When it comes to policy prescriptions, Booth falls more or less silent. The option of legalisation, now being seriously canvassed by the Left and the Right, he dismisses in an airy paragraph; by contrast, he devotes endless pages to an inventory of smugglers' hiding places, a list which assumes in the end the status of unintentionally comic poetry as it moves from toothpaste tubes, fountain pens, bicycle frames and fire extinguishers to the horns of cattle, the bodies of kittens and the buttocks of a Colombian woman in 1992, who had three-quarters of a kilo surgically implanted in an attempt to pad her trip to Miami.

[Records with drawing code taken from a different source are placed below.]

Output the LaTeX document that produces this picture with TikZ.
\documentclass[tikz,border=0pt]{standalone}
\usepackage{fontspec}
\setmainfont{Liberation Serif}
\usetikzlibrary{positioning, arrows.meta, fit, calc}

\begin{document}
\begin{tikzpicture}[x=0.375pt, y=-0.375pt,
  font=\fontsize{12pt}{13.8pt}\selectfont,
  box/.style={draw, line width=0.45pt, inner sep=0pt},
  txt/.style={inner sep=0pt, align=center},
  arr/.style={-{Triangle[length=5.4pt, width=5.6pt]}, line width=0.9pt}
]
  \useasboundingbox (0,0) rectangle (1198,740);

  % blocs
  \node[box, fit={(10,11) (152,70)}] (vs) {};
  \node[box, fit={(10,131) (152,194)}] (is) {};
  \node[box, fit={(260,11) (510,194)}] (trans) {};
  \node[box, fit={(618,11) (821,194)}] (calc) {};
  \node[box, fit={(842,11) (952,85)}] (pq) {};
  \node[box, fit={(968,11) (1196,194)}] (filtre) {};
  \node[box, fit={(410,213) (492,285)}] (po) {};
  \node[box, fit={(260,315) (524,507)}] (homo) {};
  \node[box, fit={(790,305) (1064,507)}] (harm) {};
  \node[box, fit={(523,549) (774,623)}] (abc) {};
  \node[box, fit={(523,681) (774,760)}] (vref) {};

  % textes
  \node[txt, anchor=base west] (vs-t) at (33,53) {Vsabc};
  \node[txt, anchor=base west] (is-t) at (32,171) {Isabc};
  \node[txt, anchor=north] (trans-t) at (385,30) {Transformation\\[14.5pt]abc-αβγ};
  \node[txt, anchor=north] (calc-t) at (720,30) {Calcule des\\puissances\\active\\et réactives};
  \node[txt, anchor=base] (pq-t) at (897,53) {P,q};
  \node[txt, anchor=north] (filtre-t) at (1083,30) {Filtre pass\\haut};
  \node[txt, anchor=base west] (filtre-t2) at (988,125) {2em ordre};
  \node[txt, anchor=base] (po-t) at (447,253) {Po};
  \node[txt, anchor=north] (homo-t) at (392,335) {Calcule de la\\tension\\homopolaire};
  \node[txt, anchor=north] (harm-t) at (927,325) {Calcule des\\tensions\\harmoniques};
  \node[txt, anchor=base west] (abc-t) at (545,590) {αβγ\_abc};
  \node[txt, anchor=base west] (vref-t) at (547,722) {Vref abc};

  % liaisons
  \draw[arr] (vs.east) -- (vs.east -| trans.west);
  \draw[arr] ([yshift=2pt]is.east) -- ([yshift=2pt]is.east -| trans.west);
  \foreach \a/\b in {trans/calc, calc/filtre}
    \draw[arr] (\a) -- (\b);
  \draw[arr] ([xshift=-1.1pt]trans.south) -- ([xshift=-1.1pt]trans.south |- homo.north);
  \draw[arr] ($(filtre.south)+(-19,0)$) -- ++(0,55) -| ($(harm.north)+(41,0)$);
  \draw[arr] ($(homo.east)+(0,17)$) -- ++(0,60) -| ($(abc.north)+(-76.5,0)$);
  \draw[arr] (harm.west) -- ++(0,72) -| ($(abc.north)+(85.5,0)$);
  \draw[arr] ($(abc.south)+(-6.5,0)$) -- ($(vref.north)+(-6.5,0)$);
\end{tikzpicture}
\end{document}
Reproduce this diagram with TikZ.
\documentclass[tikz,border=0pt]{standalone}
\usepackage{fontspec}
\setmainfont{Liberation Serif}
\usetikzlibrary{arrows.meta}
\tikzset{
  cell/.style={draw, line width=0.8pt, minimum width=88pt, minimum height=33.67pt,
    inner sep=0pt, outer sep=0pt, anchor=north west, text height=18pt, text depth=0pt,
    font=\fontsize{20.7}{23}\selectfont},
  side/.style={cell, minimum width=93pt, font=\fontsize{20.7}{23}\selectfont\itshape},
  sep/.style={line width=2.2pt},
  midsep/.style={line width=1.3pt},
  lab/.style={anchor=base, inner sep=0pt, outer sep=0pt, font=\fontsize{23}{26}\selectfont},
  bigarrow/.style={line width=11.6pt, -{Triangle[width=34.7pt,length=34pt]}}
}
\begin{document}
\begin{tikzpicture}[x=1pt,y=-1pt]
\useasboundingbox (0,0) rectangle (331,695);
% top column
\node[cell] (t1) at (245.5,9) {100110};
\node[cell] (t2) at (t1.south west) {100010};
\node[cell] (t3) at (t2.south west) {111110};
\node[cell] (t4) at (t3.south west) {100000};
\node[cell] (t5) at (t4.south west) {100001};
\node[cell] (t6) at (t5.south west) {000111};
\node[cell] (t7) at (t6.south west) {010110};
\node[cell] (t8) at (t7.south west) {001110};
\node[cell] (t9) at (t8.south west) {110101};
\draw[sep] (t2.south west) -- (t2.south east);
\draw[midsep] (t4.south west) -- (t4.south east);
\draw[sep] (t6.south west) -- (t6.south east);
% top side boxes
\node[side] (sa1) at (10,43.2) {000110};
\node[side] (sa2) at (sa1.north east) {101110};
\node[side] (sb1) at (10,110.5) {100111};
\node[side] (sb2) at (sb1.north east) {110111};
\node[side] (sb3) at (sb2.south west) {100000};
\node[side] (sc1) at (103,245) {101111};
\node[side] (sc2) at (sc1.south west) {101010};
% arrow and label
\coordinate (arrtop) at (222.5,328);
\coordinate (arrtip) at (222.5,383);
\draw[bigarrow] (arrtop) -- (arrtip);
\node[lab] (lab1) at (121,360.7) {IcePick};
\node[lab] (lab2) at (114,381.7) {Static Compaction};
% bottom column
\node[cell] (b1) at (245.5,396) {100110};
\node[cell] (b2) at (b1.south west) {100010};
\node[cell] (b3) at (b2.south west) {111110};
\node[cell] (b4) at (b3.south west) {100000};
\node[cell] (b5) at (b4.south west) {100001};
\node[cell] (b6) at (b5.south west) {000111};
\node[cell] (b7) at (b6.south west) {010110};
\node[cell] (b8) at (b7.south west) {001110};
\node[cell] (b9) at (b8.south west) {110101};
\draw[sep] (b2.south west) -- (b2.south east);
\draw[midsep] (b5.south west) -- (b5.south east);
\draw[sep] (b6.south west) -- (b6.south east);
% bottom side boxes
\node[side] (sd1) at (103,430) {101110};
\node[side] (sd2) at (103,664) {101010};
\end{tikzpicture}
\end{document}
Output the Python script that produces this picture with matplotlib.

The lack of recommendations is particularly surprising for a commodity that, in Booth's words, has "destroyed millions of lives, enslaved whole cultures and may well yet prove to be the downfall of humanity". In fact, as his book shows, there is little sense of political urgency behind efforts to curb drug use. The CIA shipped opium to fight Global Communism in the 1960s (and cocaine, allegedly, in the 1980s); Syria grows huge quantities of opium in the Bekaa valley, but the US was prepared to turn a blind eye to that in order to win Syrian support during the Gulf War. But then, oil and realpolitik are more addictive than any opiate.